** START OF Recorded information **
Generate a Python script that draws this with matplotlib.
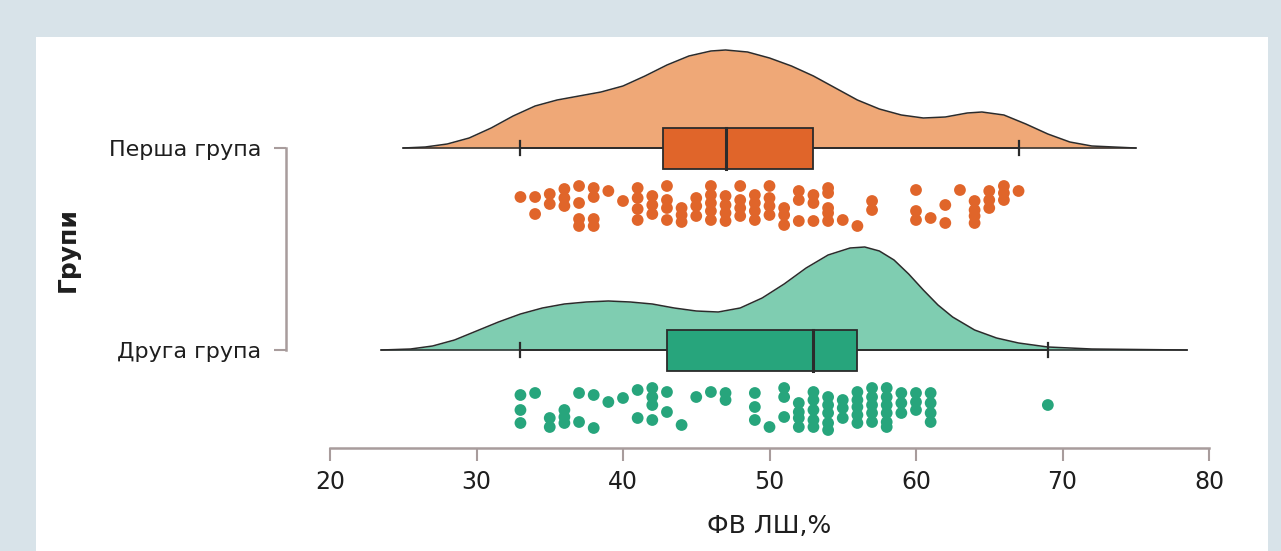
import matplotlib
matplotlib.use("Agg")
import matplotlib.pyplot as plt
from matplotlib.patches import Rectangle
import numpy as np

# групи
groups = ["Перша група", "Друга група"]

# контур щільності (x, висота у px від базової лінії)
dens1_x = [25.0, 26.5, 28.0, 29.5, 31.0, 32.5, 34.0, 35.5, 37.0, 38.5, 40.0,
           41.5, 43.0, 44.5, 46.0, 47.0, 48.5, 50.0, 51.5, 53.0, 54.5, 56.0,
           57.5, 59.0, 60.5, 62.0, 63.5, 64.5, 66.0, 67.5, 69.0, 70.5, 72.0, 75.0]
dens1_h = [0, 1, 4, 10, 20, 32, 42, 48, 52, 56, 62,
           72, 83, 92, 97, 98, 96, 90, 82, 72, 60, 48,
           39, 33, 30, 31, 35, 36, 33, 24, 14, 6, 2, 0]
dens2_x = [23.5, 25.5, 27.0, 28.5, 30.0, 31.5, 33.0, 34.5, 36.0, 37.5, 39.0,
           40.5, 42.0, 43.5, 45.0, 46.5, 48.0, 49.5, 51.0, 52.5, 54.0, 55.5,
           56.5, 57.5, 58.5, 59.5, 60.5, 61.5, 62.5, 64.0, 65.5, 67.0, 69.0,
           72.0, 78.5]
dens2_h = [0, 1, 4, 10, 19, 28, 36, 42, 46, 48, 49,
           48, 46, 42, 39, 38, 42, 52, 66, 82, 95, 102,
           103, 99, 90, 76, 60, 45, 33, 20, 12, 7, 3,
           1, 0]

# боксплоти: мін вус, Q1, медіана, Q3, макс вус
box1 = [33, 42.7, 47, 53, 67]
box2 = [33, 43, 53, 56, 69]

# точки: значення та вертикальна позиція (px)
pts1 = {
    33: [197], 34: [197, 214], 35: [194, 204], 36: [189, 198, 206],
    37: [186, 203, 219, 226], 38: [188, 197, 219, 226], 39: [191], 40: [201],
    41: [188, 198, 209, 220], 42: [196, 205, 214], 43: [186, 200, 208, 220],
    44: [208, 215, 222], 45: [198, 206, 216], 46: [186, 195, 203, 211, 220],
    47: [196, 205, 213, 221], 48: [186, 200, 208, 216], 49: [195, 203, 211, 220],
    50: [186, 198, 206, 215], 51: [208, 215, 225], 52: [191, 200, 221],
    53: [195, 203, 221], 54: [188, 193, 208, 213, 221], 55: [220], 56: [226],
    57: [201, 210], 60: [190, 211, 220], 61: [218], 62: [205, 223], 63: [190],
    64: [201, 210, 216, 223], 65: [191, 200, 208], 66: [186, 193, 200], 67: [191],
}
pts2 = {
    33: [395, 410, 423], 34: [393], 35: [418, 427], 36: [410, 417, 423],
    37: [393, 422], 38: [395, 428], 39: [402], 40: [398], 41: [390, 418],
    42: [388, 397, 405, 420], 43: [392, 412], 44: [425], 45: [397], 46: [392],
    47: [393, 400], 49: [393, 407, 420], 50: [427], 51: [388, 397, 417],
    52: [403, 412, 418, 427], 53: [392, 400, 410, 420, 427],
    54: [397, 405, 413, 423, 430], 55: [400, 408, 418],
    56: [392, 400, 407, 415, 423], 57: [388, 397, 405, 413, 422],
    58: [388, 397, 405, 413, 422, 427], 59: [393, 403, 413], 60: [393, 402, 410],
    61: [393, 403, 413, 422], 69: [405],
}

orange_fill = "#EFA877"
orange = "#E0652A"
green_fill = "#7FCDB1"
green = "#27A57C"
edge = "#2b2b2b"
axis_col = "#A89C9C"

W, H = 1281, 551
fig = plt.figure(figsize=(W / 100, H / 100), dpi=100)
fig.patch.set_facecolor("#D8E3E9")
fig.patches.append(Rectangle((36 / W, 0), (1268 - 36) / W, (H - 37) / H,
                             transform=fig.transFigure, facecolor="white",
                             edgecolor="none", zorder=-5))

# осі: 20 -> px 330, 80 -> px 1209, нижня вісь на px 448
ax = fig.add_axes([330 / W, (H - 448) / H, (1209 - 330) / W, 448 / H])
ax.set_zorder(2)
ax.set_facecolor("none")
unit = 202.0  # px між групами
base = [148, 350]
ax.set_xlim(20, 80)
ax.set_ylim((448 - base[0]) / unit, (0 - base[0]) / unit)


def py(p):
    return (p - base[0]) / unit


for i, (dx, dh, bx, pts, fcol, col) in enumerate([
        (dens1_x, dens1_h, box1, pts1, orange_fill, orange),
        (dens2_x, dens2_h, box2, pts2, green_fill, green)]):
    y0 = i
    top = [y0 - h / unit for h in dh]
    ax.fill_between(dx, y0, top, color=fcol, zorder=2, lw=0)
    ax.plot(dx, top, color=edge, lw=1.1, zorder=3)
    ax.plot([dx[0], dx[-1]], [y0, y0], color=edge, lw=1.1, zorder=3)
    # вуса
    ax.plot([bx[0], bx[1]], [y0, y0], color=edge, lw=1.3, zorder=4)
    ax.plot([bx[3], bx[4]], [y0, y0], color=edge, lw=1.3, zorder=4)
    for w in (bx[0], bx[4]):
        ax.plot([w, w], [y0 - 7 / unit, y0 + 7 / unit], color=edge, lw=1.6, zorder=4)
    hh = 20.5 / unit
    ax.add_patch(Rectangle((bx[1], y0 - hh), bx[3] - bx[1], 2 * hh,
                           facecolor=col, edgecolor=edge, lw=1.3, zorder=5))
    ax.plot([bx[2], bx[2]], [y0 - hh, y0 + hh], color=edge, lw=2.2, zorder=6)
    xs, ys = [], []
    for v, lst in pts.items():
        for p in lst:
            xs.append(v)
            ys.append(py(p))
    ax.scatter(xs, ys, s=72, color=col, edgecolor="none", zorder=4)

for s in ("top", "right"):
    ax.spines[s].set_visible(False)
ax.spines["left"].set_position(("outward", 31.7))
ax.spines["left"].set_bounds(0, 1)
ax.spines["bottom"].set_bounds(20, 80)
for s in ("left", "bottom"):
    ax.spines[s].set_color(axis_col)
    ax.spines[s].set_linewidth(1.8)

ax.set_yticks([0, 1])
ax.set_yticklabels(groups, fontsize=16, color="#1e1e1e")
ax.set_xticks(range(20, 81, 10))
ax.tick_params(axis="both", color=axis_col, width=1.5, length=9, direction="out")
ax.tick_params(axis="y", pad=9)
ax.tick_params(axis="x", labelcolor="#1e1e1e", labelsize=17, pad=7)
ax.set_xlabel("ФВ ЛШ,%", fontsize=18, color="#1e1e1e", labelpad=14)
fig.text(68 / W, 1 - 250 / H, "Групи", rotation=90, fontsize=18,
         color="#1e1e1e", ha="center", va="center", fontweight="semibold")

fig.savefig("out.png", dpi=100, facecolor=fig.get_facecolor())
** END OF Recorded information **
• _Exercise objective_
Leave the pictures out, and print every line of the listing exactly as written.

• _Response below_
Generate a Python script that draws this with matplotlib.
import matplotlib
matplotlib.use("Agg")
import matplotlib.pyplot as plt
from matplotlib.patches import Rectangle
import numpy as np

# групи
groups = ["Перша група", "Друга група"]

# контур щільності (x, висота у px від базової лінії)
dens1_x = [25.0, 26.5, 28.0, 29.5, 31.0, 32.5, 34.0, 35.5, 37.0, 38.5, 40.0,
           41.5, 43.0, 44.5, 46.0, 47.0, 48.5, 50.0, 51.5, 53.0, 54.5, 56.0,
           57.5, 59.0, 60.5, 62.0, 63.5, 64.5, 66.0, 67.5, 69.0, 70.5, 72.0, 75.0]
dens1_h = [0, 1, 4, 10, 20, 32, 42, 48, 52, 56, 62,
           72, 83, 92, 97, 98, 96, 90, 82, 72, 60, 48,
           39, 33, 30, 31, 35, 36, 33, 24, 14, 6, 2, 0]
dens2_x = [23.5, 25.5, 27.0, 28.5, 30.0, 31.5, 33.0, 34.5, 36.0, 37.5, 39.0,
           40.5, 42.0, 43.5, 45.0, 46.5, 48.0, 49.5, 51.0, 52.5, 54.0, 55.5,
           56.5, 57.5, 58.5, 59.5, 60.5, 61.5, 62.5, 64.0, 65.5, 67.0, 69.0,
           72.0, 78.5]
dens2_h = [0, 1, 4, 10, 19, 28, 36, 42, 46, 48, 49,
           48, 46, 42, 39, 38, 42, 52, 66, 82, 95, 102,
           103, 99, 90, 76, 60, 45, 33, 20, 12, 7, 3,
           1, 0]

# боксплоти: мін вус, Q1, медіана, Q3, макс вус
box1 = [33, 42.7, 47, 53, 67]
box2 = [33, 43, 53, 56, 69]

# точки: значення та вертикальна позиція (px)
pts1 = {
    33: [197], 34: [197, 214], 35: [194, 204], 36: [189, 198, 206],
    37: [186, 203, 219, 226], 38: [188, 197, 219, 226], 39: [191], 40: [201],
    41: [188, 198, 209, 220], 42: [196, 205, 214], 43: [186, 200, 208, 220],
    44: [208, 215, 222], 45: [198, 206, 216], 46: [186, 195, 203, 211, 220],
    47: [196, 205, 213, 221], 48: [186, 200, 208, 216], 49: [195, 203, 211, 220],
    50: [186, 198, 206, 215], 51: [208, 215, 225], 52: [191, 200, 221],
    53: [195, 203, 221], 54: [188, 193, 208, 213, 221], 55: [220], 56: [226],
    57: [201, 210], 60: [190, 211, 220], 61: [218], 62: [205, 223], 63: [190],
    64: [201, 210, 216, 223], 65: [191, 200, 208], 66: [186, 193, 200], 67: [191],
}
pts2 = {
    33: [395, 410, 423], 34: [393], 35: [418, 427], 36: [410, 417, 423],
    37: [393, 422], 38: [395, 428], 39: [402], 40: [398], 41: [390, 418],
    42: [388, 397, 405, 420], 43: [392, 412], 44: [425], 45: [397], 46: [392],
    47: [393, 400], 49: [393, 407, 420], 50: [427], 51: [388, 397, 417],
    52: [403, 412, 418, 427], 53: [392, 400, 410, 420, 427],
    54: [397, 405, 413, 423, 430], 55: [400, 408, 418],
    56: [392, 400, 407, 415, 423], 57: [388, 397, 405, 413, 422],
    58: [388, 397, 405, 413, 422, 427], 59: [393, 403, 413], 60: [393, 402, 410],
    61: [393, 403, 413, 422], 69: [405],
}

orange_fill = "#EFA877"
orange = "#E0652A"
green_fill = "#7FCDB1"
green = "#27A57C"
edge = "#2b2b2b"
axis_col = "#A89C9C"

W, H = 1281, 551
fig = plt.figure(figsize=(W / 100, H / 100), dpi=100)
fig.patch.set_facecolor("#D8E3E9")
fig.patches.append(Rectangle((36 / W, 0), (1268 - 36) / W, (H - 37) / H,
                             transform=fig.transFigure, facecolor="white",
                             edgecolor="none", zorder=-5))

# осі: 20 -> px 330, 80 -> px 1209, нижня вісь на px 448
ax = fig.add_axes([330 / W, (H - 448) / H, (1209 - 330) / W, 448 / H])
ax.set_zorder(2)
ax.set_facecolor("none")
unit = 202.0  # px між групами
base = [148, 350]
ax.set_xlim(20, 80)
ax.set_ylim((448 - base[0]) / unit, (0 - base[0]) / unit)


def py(p):
    return (p - base[0]) / unit


for i, (dx, dh, bx, pts, fcol, col) in enumerate([
        (dens1_x, dens1_h, box1, pts1, orange_fill, orange),
        (dens2_x, dens2_h, box2, pts2, green_fill, green)]):
    y0 = i
    top = [y0 - h / unit for h in dh]
    ax.fill_between(dx, y0, top, color=fcol, zorder=2, lw=0)
    ax.plot(dx, top, color=edge, lw=1.1, zorder=3)
    ax.plot([dx[0], dx[-1]], [y0, y0], color=edge, lw=1.1, zorder=3)
    # вуса
    ax.plot([bx[0], bx[1]], [y0, y0], color=edge, lw=1.3, zorder=4)
    ax.plot([bx[3], bx[4]], [y0, y0], color=edge, lw=1.3, zorder=4)
    for w in (bx[0], bx[4]):
        ax.plot([w, w], [y0 - 7 / unit, y0 + 7 / unit], color=edge, lw=1.6, zorder=4)
    hh = 20.5 / unit
    ax.add_patch(Rectangle((bx[1], y0 - hh), bx[3] - bx[1], 2 * hh,
                           facecolor=col, edgecolor=edge, lw=1.3, zorder=5))
    ax.plot([bx[2], bx[2]], [y0 - hh, y0 + hh], color=edge, lw=2.2, zorder=6)
    xs, ys = [], []
    for v, lst in pts.items():
        for p in lst:
            xs.append(v)
            ys.append(py(p))
    ax.scatter(xs, ys, s=72, color=col, edgecolor="none", zorder=4)

for s in ("top", "right"):
    ax.spines[s].set_visible(False)
ax.spines["left"].set_position(("outward", 31.7))
ax.spines["left"].set_bounds(0, 1)
ax.spines["bottom"].set_bounds(20, 80)
for s in ("left", "bottom"):
    ax.spines[s].set_color(axis_col)
    ax.spines[s].set_linewidth(1.8)

ax.set_yticks([0, 1])
ax.set_yticklabels(groups, fontsize=16, color="#1e1e1e")
ax.set_xticks(range(20, 81, 10))
ax.tick_params(axis="both", color=axis_col, width=1.5, length=9, direction="out")
ax.tick_params(axis="y", pad=9)
ax.tick_params(axis="x", labelcolor="#1e1e1e", labelsize=17, pad=7)
ax.set_xlabel("ФВ ЛШ,%", fontsize=18, color="#1e1e1e", labelpad=14)
fig.text(68 / W, 1 - 250 / H, "Групи", rotation=90, fontsize=18,
         color="#1e1e1e", ha="center", va="center", fontweight="semibold")

fig.savefig("out.png", dpi=100, facecolor=fig.get_facecolor())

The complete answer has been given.